Applying such, a student-athlete who was promised by his coach that he would have a four-year scholarship could argue the above elements as follows:
- The promise was unambiguous because the coach’s promise specified a four-year scholarship.
- The student athlete relied on that promise because he chose to attend the school and actually attended the school relying on the four-year scholarship promise.
- The student athlete’s reliance was expected and foreseeable to occur in such a situation.
- The student-athlete actually relied on the promise to his detriment because he chose to attend the university and now he is without a scholarship for the remainder of his college career.

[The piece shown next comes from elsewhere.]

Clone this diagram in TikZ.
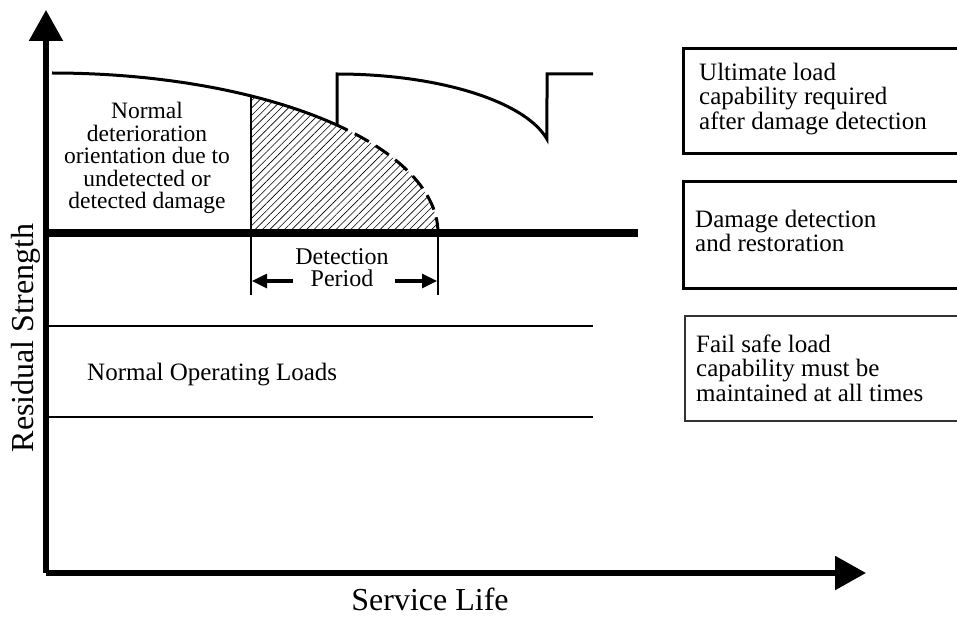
\documentclass[tikz,border=0pt]{standalone}
\usepackage{fontspec}
\setmainfont{Liberation Serif}
\usetikzlibrary{arrows.meta,patterns.meta}
\begin{document}
\begin{tikzpicture}[x=1pt,y=-1pt,
  axis/.style={line width=5.5pt},
  thickline/.style={line width=8pt},
  curve/.style={line width=3pt},
  thin/.style={line width=2.6pt},
  dimarrow/.style={line width=3pt,-{Triangle[length=15pt,width=14pt]}},
  bigtip/.style={-{Triangle[length=31pt,width=33pt]}},
  lbl/.style={inner sep=0pt,font=\fontsize{23.5}{22.4}\selectfont},
  boxtxt/.style={inner sep=0pt,align=left,anchor=west,font=\fontsize{25}{24.5}\selectfont},
  infobox/.style={line width=3pt},
  infoboxthin/.style={line width=1.5pt,draw=black!80},
  axlabel/.style={inner sep=0pt,font=\fontsize{32}{32}\selectfont}]
\clip (0,0) rectangle (957,617);
\fill[white] (0,0) rectangle (957,617);
% named points
\coordinate (O) at (46,573);
\coordinate (Ytip) at (46,10);
\coordinate (Xtip) at (866,573);
\coordinate (Tl) at (46,233);
\coordinate (Tr) at (638,233);
\coordinate (Al) at (46,326);
\coordinate (Ar) at (593,326);
\coordinate (Bl) at (46,417);
\coordinate (Br) at (593,417);
\coordinate (D1t) at (251,96);
\coordinate (D1b) at (251,295);
\coordinate (D2t) at (438,233);
\coordinate (D2b) at (438,295);
\coordinate (L1s) at (293,281);
\coordinate (L1e) at (252,281);
\coordinate (L2s) at (395,281);
\coordinate (L2e) at (437,281);
% hatched region
\fill[pattern={Lines[angle=45,distance=5.2pt,line width=0.6pt]}]
  (251,233) -- plot[domain=58.97:0,samples=50] ({52+386*cos(\x)},{233-160*sin(\x)}) -- cycle;
% first deterioration curve
\draw[curve] plot[domain=90:40,samples=50] ({52+386*cos(\x)},{233-160*sin(\x)});
\draw[curve,dash pattern=on 16pt off 8pt,dash phase=16pt]
  plot[domain=40:0,samples=50] ({52+386*cos(\x)},{233-160*sin(\x)});
% restored curve
\draw[curve] (337,125) -- (337,74) -- plot[domain=90:12.4,samples=50] ({337+215*cos(\x)},{157-83*sin(\x)}) -- (547,74) -- (593,74);
% level lines
\draw[thickline] (Tl) -- (Tr);
\draw[thin] (Al) -- (Ar);
\draw[thin] (Bl) -- (Br);
% detection period
\draw[thin] (D1t) -- (D1b);
\draw[thin] (D2t) -- (D2b);
\draw[dimarrow] (L1s) -- (L1e);
\draw[dimarrow] (L2s) -- (L2e);
% axes
\draw[axis,bigtip] (O) -- (Ytip);
\draw[axis,bigtip] (O) -- (Xtip);
% texts
\node[lbl,align=center] (det) at (147,158) {Normal\\deterioration\\orientation due to\\undetected or\\detected damage};
\node[lbl,align=center,font=\fontsize{24}{22}\selectfont] (per) at (342,268) {Detection\\Period};
\node[lbl,font=\fontsize{25}{25}\selectfont,anchor=base west] (nol) at (87,380) {Normal Operating Loads};
\node[axlabel,rotate=90,anchor=base] (ylab) at (33,338) {Residual Strength};
\node[axlabel,anchor=base] (xlab) at (430,610) {Service Life};
% right boxes
\draw[infobox] (683,49) rectangle (962,154);
\draw[infobox] (683,182) rectangle (962,288);
\draw[infoboxthin] (685,316) rectangle (962,421);
\node[boxtxt] (b1) at (699,99) {Ultimate load\\capability required\\after damage detection};
\node[boxtxt] (b2) at (695,231) {Damage detection\\and restoration};
\node[boxtxt] (b3) at (696,368) {Fail safe load\\capability must be\\maintained at all times};
\end{tikzpicture}
\end{document}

While it sounds like an easy win, it should be noted that the burden which must be established in order to win on a promissory estoppel theory is very high. “To support a finding of equitable estoppel the facts necessary to constitute it must be shown with certainty and not taken by argument or inference, nor supplied by intendment, but clearly and satisfactorily proved. This is a significantly higher degree of proof than by the greater weight of the evidence.” Jarrard v. Associates Discount Corp., 99 So.2d 272 (Fla 1957); Barber v. Hatch, 380 So.2d 536 (Fla. 5th DCA 1980). Therefore, the student-athlete will have to establish the facts of the broken promise in a clear and satisfactory manner in order to overcome the burden.
In response, the Coach and the University could respond by stating that while a four-year grant in aid was promised, the actual contract was for a one-year grant in aid. “Promissory estoppel is not available as a remedy when parties have a written contract addressing the relevant issues.” Univ. of Miami v. Intuitive Surgical, Inc., 166 F. App’x. 450, 454 (11th Cir.2006). The coach would argue that the contractual language addresses the issue of how long the promise for grant in aid will last, and therefore promissory estoppel would not apply.
If a student-athlete was successful in his claim of promissory estoppel, then there are three approaches to the issue of what measure of damages are available to the litigant who establishes a claim. They are, “ the reliance measure,  the expectancy measure, and  a flexible or discretionary approach.” Mary E. Becker, Promissory Estoppel Damages, 16 Hofstra L. Rev. 131, 131 n. 1 (1987). The reliance measure is the plurality view across the nation.
According to the reliance measure, under promissory estoppel a plaintiff may recover only reliance damages. That is, “the amount necessary to restore the injured party to the position it would have occupied had the promise not been made.” Id. Therefore, the student-athlete would argue that the appropriate damages under this measure would be to pay for the entirety of costs the four-year scholarship would incur.
While the application of promissory estoppel sounds good in theory, it is not an easy doctrine to establish in court, especially under the circumstances of a student-athlete receiving such a promise from a coach when there is a written signed contract to the contrary. However, it is a possible route that a student-athlete could potentially take in order to recover money damages for the broken promise.